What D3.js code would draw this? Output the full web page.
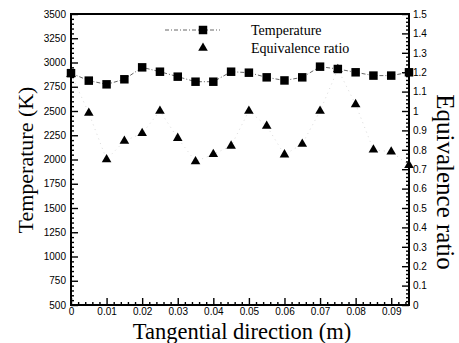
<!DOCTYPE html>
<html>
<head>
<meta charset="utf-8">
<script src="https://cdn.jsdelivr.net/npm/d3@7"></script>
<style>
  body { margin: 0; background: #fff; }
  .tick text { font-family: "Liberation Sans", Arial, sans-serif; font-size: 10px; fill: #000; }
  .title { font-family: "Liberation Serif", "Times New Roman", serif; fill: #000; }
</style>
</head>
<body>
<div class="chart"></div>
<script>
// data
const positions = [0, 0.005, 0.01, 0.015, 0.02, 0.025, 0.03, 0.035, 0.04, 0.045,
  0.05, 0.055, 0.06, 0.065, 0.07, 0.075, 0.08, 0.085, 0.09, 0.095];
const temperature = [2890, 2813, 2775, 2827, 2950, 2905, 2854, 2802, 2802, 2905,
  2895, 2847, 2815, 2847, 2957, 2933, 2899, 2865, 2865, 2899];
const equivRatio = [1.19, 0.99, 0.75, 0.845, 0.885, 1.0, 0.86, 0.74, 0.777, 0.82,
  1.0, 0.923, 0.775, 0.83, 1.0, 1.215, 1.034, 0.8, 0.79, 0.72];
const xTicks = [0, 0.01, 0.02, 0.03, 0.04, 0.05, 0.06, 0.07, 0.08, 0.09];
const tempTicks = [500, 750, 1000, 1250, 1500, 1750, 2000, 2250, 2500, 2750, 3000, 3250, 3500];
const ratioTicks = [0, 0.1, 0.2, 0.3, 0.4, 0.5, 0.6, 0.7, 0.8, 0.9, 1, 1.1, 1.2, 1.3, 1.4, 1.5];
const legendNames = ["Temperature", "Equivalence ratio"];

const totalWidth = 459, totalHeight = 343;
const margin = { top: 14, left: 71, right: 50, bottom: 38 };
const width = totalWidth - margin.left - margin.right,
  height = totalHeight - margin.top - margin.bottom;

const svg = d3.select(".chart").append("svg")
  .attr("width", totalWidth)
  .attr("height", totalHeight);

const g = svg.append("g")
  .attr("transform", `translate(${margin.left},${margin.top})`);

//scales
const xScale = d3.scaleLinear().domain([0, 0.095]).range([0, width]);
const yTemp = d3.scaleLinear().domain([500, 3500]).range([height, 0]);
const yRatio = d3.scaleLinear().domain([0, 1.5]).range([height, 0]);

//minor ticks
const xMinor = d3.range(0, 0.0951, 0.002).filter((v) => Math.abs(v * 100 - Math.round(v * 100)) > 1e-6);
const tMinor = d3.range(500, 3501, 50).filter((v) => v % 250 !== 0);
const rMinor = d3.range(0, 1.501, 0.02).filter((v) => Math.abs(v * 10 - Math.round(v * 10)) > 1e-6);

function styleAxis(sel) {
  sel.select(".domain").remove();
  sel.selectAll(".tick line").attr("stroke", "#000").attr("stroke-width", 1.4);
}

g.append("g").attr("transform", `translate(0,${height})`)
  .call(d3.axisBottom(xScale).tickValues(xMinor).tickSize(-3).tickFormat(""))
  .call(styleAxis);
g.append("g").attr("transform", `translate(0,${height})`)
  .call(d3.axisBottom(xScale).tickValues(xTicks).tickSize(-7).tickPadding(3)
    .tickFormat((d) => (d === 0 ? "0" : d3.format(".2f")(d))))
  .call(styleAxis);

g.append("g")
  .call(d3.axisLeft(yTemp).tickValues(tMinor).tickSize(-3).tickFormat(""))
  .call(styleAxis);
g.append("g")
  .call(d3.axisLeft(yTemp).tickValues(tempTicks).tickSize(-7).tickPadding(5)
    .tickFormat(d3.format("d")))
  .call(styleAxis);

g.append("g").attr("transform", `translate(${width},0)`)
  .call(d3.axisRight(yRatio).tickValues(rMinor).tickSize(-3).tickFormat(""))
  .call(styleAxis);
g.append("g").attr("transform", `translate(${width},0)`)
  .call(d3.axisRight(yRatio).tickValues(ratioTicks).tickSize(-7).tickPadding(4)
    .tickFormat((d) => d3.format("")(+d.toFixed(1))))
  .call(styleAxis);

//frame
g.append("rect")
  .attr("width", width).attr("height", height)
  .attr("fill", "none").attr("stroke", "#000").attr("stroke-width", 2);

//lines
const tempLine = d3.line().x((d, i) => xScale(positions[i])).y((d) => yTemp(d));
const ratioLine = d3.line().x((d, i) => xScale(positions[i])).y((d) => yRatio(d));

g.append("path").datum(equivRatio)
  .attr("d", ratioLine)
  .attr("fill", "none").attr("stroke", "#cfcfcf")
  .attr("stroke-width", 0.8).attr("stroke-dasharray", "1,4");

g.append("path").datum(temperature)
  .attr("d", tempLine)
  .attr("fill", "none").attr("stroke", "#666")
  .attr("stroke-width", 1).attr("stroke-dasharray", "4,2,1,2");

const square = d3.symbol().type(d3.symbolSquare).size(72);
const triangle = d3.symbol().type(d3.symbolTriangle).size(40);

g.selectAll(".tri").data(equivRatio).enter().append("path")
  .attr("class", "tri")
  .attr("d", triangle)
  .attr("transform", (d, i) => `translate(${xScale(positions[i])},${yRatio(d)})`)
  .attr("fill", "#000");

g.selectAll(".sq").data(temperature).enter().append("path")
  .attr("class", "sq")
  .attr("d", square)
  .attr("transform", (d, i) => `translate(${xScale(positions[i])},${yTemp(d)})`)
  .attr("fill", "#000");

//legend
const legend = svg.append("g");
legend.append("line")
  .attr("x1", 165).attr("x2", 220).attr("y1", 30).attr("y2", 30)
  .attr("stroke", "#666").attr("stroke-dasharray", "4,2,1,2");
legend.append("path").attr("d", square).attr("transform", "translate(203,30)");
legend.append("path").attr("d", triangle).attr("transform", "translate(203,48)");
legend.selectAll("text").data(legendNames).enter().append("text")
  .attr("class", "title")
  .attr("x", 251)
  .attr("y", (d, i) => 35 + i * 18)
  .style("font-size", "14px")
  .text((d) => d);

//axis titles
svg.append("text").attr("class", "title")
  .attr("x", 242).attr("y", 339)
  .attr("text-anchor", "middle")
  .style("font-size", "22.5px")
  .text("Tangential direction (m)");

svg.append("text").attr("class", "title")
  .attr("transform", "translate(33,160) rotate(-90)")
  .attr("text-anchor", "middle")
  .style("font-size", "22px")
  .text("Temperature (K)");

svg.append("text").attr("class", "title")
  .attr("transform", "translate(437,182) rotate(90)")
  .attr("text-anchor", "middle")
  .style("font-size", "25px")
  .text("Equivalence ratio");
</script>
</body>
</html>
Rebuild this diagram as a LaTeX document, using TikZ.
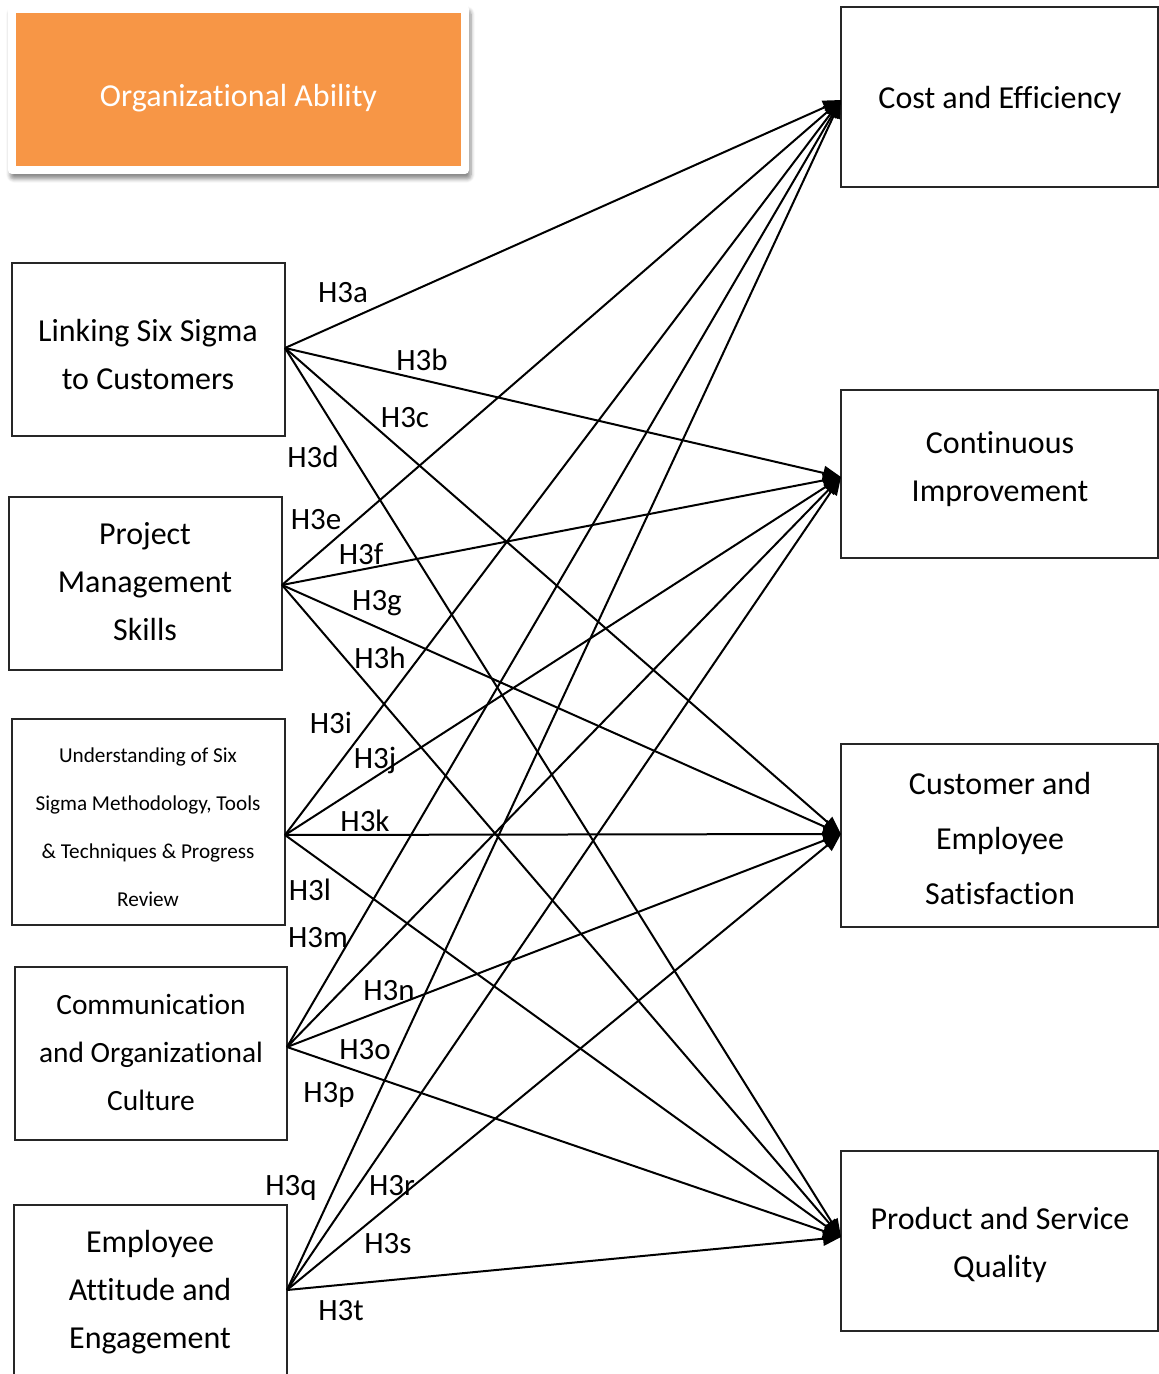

..............................

- **Exercise requirements**:
Retype every record above exactly as written, but leave out the pictures.

- **Result**:
What D3.js code would draw this? Output the full web page.
<!DOCTYPE html>
<html>
<head>
<meta charset="utf-8">
<script src="https://cdn.jsdelivr.net/npm/d3@7"></script>
<style>
  body { margin: 0; background: #fff; }
  .tick text { font-family: "Liberation Sans", Arial, sans-serif; font-size: 10px; fill: #000; }
  .title { font-family: "Liberation Serif", "Times New Roman", serif; fill: #000; }
</style>
</head>
<body>
<div class="chart"></div>
<script>
// data
const positions = [0, 0.005, 0.01, 0.015, 0.02, 0.025, 0.03, 0.035, 0.04, 0.045,
  0.05, 0.055, 0.06, 0.065, 0.07, 0.075, 0.08, 0.085, 0.09, 0.095];
const temperature = [2890, 2813, 2775, 2827, 2950, 2905, 2854, 2802, 2802, 2905,
  2895, 2847, 2815, 2847, 2957, 2933, 2899, 2865, 2865, 2899];
const equivRatio = [1.19, 0.99, 0.75, 0.845, 0.885, 1.0, 0.86, 0.74, 0.777, 0.82,
  1.0, 0.923, 0.775, 0.83, 1.0, 1.215, 1.034, 0.8, 0.79, 0.72];
const xTicks = [0, 0.01, 0.02, 0.03, 0.04, 0.05, 0.06, 0.07, 0.08, 0.09];
const tempTicks = [500, 750, 1000, 1250, 1500, 1750, 2000, 2250, 2500, 2750, 3000, 3250, 3500];
const ratioTicks = [0, 0.1, 0.2, 0.3, 0.4, 0.5, 0.6, 0.7, 0.8, 0.9, 1, 1.1, 1.2, 1.3, 1.4, 1.5];
const legendNames = ["Temperature", "Equivalence ratio"];

const totalWidth = 459, totalHeight = 343;
const margin = { top: 14, left: 71, right: 50, bottom: 38 };
const width = totalWidth - margin.left - margin.right,
  height = totalHeight - margin.top - margin.bottom;

const svg = d3.select(".chart").append("svg")
  .attr("width", totalWidth)
  .attr("height", totalHeight);

const g = svg.append("g")
  .attr("transform", `translate(${margin.left},${margin.top})`);

//scales
const xScale = d3.scaleLinear().domain([0, 0.095]).range([0, width]);
const yTemp = d3.scaleLinear().domain([500, 3500]).range([height, 0]);
const yRatio = d3.scaleLinear().domain([0, 1.5]).range([height, 0]);

//minor ticks
const xMinor = d3.range(0, 0.0951, 0.002).filter((v) => Math.abs(v * 100 - Math.round(v * 100)) > 1e-6);
const tMinor = d3.range(500, 3501, 50).filter((v) => v % 250 !== 0);
const rMinor = d3.range(0, 1.501, 0.02).filter((v) => Math.abs(v * 10 - Math.round(v * 10)) > 1e-6);

function styleAxis(sel) {
  sel.select(".domain").remove();
  sel.selectAll(".tick line").attr("stroke", "#000").attr("stroke-width", 1.4);
}

g.append("g").attr("transform", `translate(0,${height})`)
  .call(d3.axisBottom(xScale).tickValues(xMinor).tickSize(-3).tickFormat(""))
  .call(styleAxis);
g.append("g").attr("transform", `translate(0,${height})`)
  .call(d3.axisBottom(xScale).tickValues(xTicks).tickSize(-7).tickPadding(3)
    .tickFormat((d) => (d === 0 ? "0" : d3.format(".2f")(d))))
  .call(styleAxis);

g.append("g")
  .call(d3.axisLeft(yTemp).tickValues(tMinor).tickSize(-3).tickFormat(""))
  .call(styleAxis);
g.append("g")
  .call(d3.axisLeft(yTemp).tickValues(tempTicks).tickSize(-7).tickPadding(5)
    .tickFormat(d3.format("d")))
  .call(styleAxis);

g.append("g").attr("transform", `translate(${width},0)`)
  .call(d3.axisRight(yRatio).tickValues(rMinor).tickSize(-3).tickFormat(""))
  .call(styleAxis);
g.append("g").attr("transform", `translate(${width},0)`)
  .call(d3.axisRight(yRatio).tickValues(ratioTicks).tickSize(-7).tickPadding(4)
    .tickFormat((d) => d3.format("")(+d.toFixed(1))))
  .call(styleAxis);

//frame
g.append("rect")
  .attr("width", width).attr("height", height)
  .attr("fill", "none").attr("stroke", "#000").attr("stroke-width", 2);

//lines
const tempLine = d3.line().x((d, i) => xScale(positions[i])).y((d) => yTemp(d));
const ratioLine = d3.line().x((d, i) => xScale(positions[i])).y((d) => yRatio(d));

g.append("path").datum(equivRatio)
  .attr("d", ratioLine)
  .attr("fill", "none").attr("stroke", "#cfcfcf")
  .attr("stroke-width", 0.8).attr("stroke-dasharray", "1,4");

g.append("path").datum(temperature)
  .attr("d", tempLine)
  .attr("fill", "none").attr("stroke", "#666")
  .attr("stroke-width", 1).attr("stroke-dasharray", "4,2,1,2");

const square = d3.symbol().type(d3.symbolSquare).size(72);
const triangle = d3.symbol().type(d3.symbolTriangle).size(40);

g.selectAll(".tri").data(equivRatio).enter().append("path")
  .attr("class", "tri")
  .attr("d", triangle)
  .attr("transform", (d, i) => `translate(${xScale(positions[i])},${yRatio(d)})`)
  .attr("fill", "#000");

g.selectAll(".sq").data(temperature).enter().append("path")
  .attr("class", "sq")
  .attr("d", square)
  .attr("transform", (d, i) => `translate(${xScale(positions[i])},${yTemp(d)})`)
  .attr("fill", "#000");

//legend
const legend = svg.append("g");
legend.append("line")
  .attr("x1", 165).attr("x2", 220).attr("y1", 30).attr("y2", 30)
  .attr("stroke", "#666").attr("stroke-dasharray", "4,2,1,2");
legend.append("path").attr("d", square).attr("transform", "translate(203,30)");
legend.append("path").attr("d", triangle).attr("transform", "translate(203,48)");
legend.selectAll("text").data(legendNames).enter().append("text")
  .attr("class", "title")
  .attr("x", 251)
  .attr("y", (d, i) => 35 + i * 18)
  .style("font-size", "14px")
  .text((d) => d);

//axis titles
svg.append("text").attr("class", "title")
  .attr("x", 242).attr("y", 339)
  .attr("text-anchor", "middle")
  .style("font-size", "22.5px")
  .text("Tangential direction (m)");

svg.append("text").attr("class", "title")
  .attr("transform", "translate(33,160) rotate(-90)")
  .attr("text-anchor", "middle")
  .style("font-size", "22px")
  .text("Temperature (K)");

svg.append("text").attr("class", "title")
  .attr("transform", "translate(437,182) rotate(90)")
  .attr("text-anchor", "middle")
  .style("font-size", "25px")
  .text("Equivalence ratio");
</script>
</body>
</html>
Rebuild this diagram as a LaTeX document, using TikZ.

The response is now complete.